Figure 3.3 This version of Reason’s Swiss cheese model depicts how an incorrect medication may be given to a client. (attribution: Copyright Rice University, OpenStax, under CC BY 4.0 license)

Many institutions have begun the process of developing strategies to prevent or reduce the number of medication errors. Some strategies include (Tariq et al., 2023):

  • Replacing handwritten orders with computerized order entry
  • Rounding with the physician (pharmacist/nurse)
  • Double-checking the dose of all high-alert medications with another provider
  • Double-checking drug calculations
  • Speaking with the pharmacist or looking the drug up in a resource if unsure about a medication
  • Remembering that any drug has the potential for adverse effects
  • Monitoring kidney and liver function
  • Knowing high-risk medications
  • Knowing the indication of a prescribed drug (if not known, then asking the provider)
  • Order read-back and verification of verbal or telephone orders
  • No use of abbreviations
  • Providing clear, explicit instructions for each medication

Other potential strategies include:

  • Bar code systems
  • Instituting medication reconciliation at any transition in care

Some medications have an increased likelihood of causing harm to the client if administered incorrectly, such as potent blood thinners like heparin or insulin, which may cause a bleeding event or lethal drop in blood sugar, respectively. The ISMP has classified these drugs as “high-alert” medications. These are drugs that should have two providers verify the dose to be administered, and both nurses must document on the medication administration record (MAR) when these medications are given.

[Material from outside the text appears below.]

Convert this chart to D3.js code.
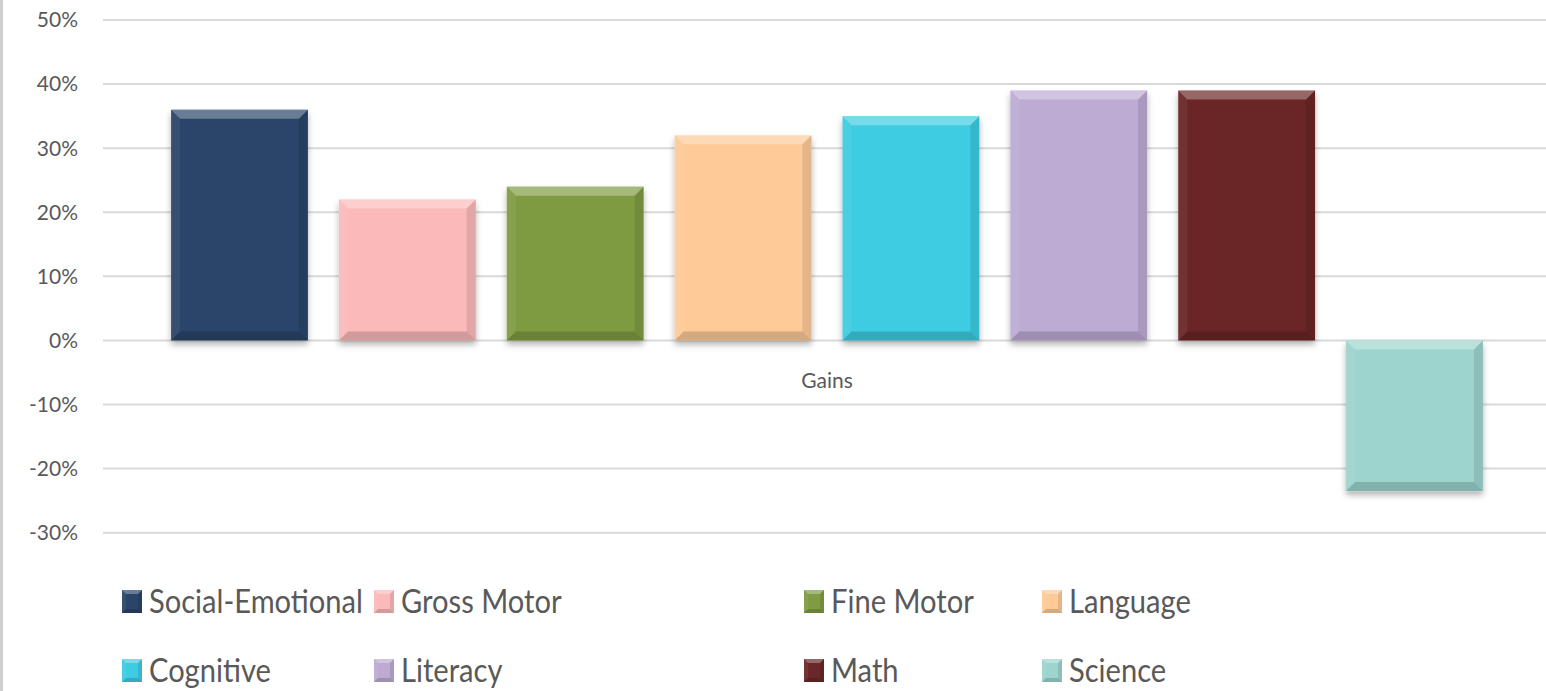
<!DOCTYPE html>
<html>
<head>
<meta charset="utf-8">
<script src="https://cdn.jsdelivr.net/npm/d3@7"></script>
<style>
  html, body { margin: 0; padding: 0; background: #fff; }
  svg { display: block; font-family: Lato, "Open Sans", sans-serif; }
</style>
</head>
<body>
<div id="chart"></div>
<script>
const series = ["Social-Emotional", "Gross Motor", "Fine Motor", "Language",
                "Cognitive", "Literacy", "Math", "Science"];
const gains = [0.36, 0.22, 0.24, 0.32, 0.35, 0.39, 0.39, -0.235];
const colors = ["#2b4569", "#fbb9b9", "#7f9b43", "#fdca98",
                "#3dcce1", "#bdabd4", "#6b2828", "#9dd4cd"];
const yTicks = [-0.3, -0.2, -0.1, 0, 0.1, 0.2, 0.3, 0.4, 0.5];
const categoryLabel = "Gains";

const width = 1546, height = 691;

const svg = d3.select("#chart")
  .append("svg")
  .attr("width", width)
  .attr("height", height);

const defs = svg.append("defs");
const shadow = defs.append("filter")
  .attr("id", "shadow")
  .attr("x", "-10%").attr("y", "-10%")
  .attr("width", "120%").attr("height", "130%");
shadow.append("feDropShadow")
  .attr("dx", 0).attr("dy", 4)
  .attr("stdDeviation", 3)
  .attr("flood-color", "#000")
  .attr("flood-opacity", 0.3);

// left border of the frame
svg.append("line")
  .attr("x1", 1.5).attr("x2", 1.5)
  .attr("y1", 0).attr("y2", height)
  .attr("stroke", "#d0d0d0")
  .attr("stroke-width", 3);

const y = d3.scaleLinear().domain([-0.3, 0.5]).range([532.7, 20]);
const x = d3.scaleBand()
  .domain(series)
  .range([156, 1498])
  .paddingInner(0.185)
  .paddingOuter(0.09);

const pct = d => Math.round(d * 100) + "%";

// gridlines
svg.append("g")
  .selectAll("line")
  .data(yTicks)
  .join("line")
  .attr("x1", 103).attr("x2", width)
  .attr("y1", d => y(d)).attr("y2", d => y(d))
  .attr("stroke", "#d9d9d9")
  .attr("stroke-width", 2);

// y axis labels
svg.append("g")
  .selectAll("text")
  .data(yTicks)
  .join("text")
  .attr("x", 78)
  .attr("y", d => y(d))
  .attr("dy", "0.35em")
  .attr("text-anchor", "end")
  .attr("font-size", 21)
  .attr("fill", "#595959")
  .text(pct);

// bevel helper
function bevel(g, x0, y0, x1, y1, b) {
  const faces = [
    { pts: [[x0, y0], [x1, y0], [x1 - b, y0 + b], [x0 + b, y0 + b]], fill: "#fff", op: 0.3 },
    { pts: [[x0, y0], [x0 + b, y0 + b], [x0 + b, y1 - b], [x0, y1]], fill: "#fff", op: 0.06 },
    { pts: [[x1, y0], [x1 - b, y0 + b], [x1 - b, y1 - b], [x1, y1]], fill: "#000", op: 0.1 },
    { pts: [[x0, y1], [x0 + b, y1 - b], [x1 - b, y1 - b], [x1, y1]], fill: "#000", op: 0.16 }
  ];
  g.selectAll("polygon.face")
    .data(faces)
    .join("polygon")
    .attr("class", "face")
    .attr("points", d => d.pts.map(p => p.join(",")).join(" "))
    .attr("fill", d => d.fill)
    .attr("fill-opacity", d => d.op);
}

// bars
const bars = svg.append("g")
  .selectAll("g.bar")
  .data(series.map((s, i) => ({ name: s, value: gains[i], color: colors[i] })))
  .join("g")
  .attr("class", "bar");

bars.each(function (d) {
  const g = d3.select(this);
  const x0 = x(d.name), x1 = x0 + x.bandwidth();
  const y0 = Math.min(y(0), y(d.value)), y1 = Math.max(y(0), y(d.value));
  g.append("rect")
    .attr("x", x0).attr("y", y0)
    .attr("width", x1 - x0).attr("height", y1 - y0)
    .attr("fill", d.color)
    .attr("filter", "url(#shadow)");
  bevel(g, x0, y0, x1, y1, 9);
});

// category label
svg.append("text")
  .attr("x", (x.range()[0] + x.range()[1]) / 2)
  .attr("y", 381)
  .attr("dy", "0.35em")
  .attr("text-anchor", "middle")
  .attr("font-size", 21)
  .attr("fill", "#595959")
  .text(categoryLabel);

// legend
const legendCols = [122, 374, 804, 1042];
const legendRows = [601, 670];
const legend = svg.append("g")
  .selectAll("g.item")
  .data(series.map((s, i) => ({ name: s, color: colors[i], col: i % 4, row: Math.floor(i / 4) })))
  .join("g")
  .attr("class", "item")
  .attr("transform", d => `translate(${legendCols[d.col]},${legendRows[d.row]})`);

legend.each(function (d) {
  const g = d3.select(this);
  g.append("rect")
    .attr("x", 0).attr("y", -11)
    .attr("width", 20).attr("height", 23)
    .attr("fill", d.color);
  bevel(g, 0, -11, 20, 12, 4);
});

const legendText = legend.append("text")
  .attr("y", 0)
  .attr("dy", "0.36em")
  .attr("font-size", 33)
  .attr("fill", "#595959")
  .text(d => d.name);

// the original font is narrower, squeeze horizontally so the longest label fits its column
const w0 = legendText.filter(d => d.name === "Social-Emotional").node().getComputedTextLength();
const sx = Math.min(1, 214 / w0);
legendText.attr("transform", `translate(27,0) scale(${sx},1)`);
</script>
</body>
</html>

The ISMP has several strategies for the prevention of medication errors. Improving access to information about drugs is helpful to any provider. This may take the form of drug books or guides on the unit or access to relevant electronic resources. Another prevention strategy is limiting access to high-alert medications. Some high-alert medications, including neuromuscular blockers, are not needed on each hospital unit, so removing access to them on those units may help avoid dangerous drug errors. The more standardized the systems for ordering, storing, preparing, or administering medications, the less likely an error will occur. The electronic system has automated alerts to prevent errors (e.g., pop-up alerts to prevent administering a medication that a client is allergic to). “The responsibility for accurate medication administration does not lie with a single individual. Rather, it lies with multiple individuals, including organizational leaders, who are responsible for the design, implementation, and maintenance of reliable systems to support safe medication use for all practitioners” (ISMP, 2023).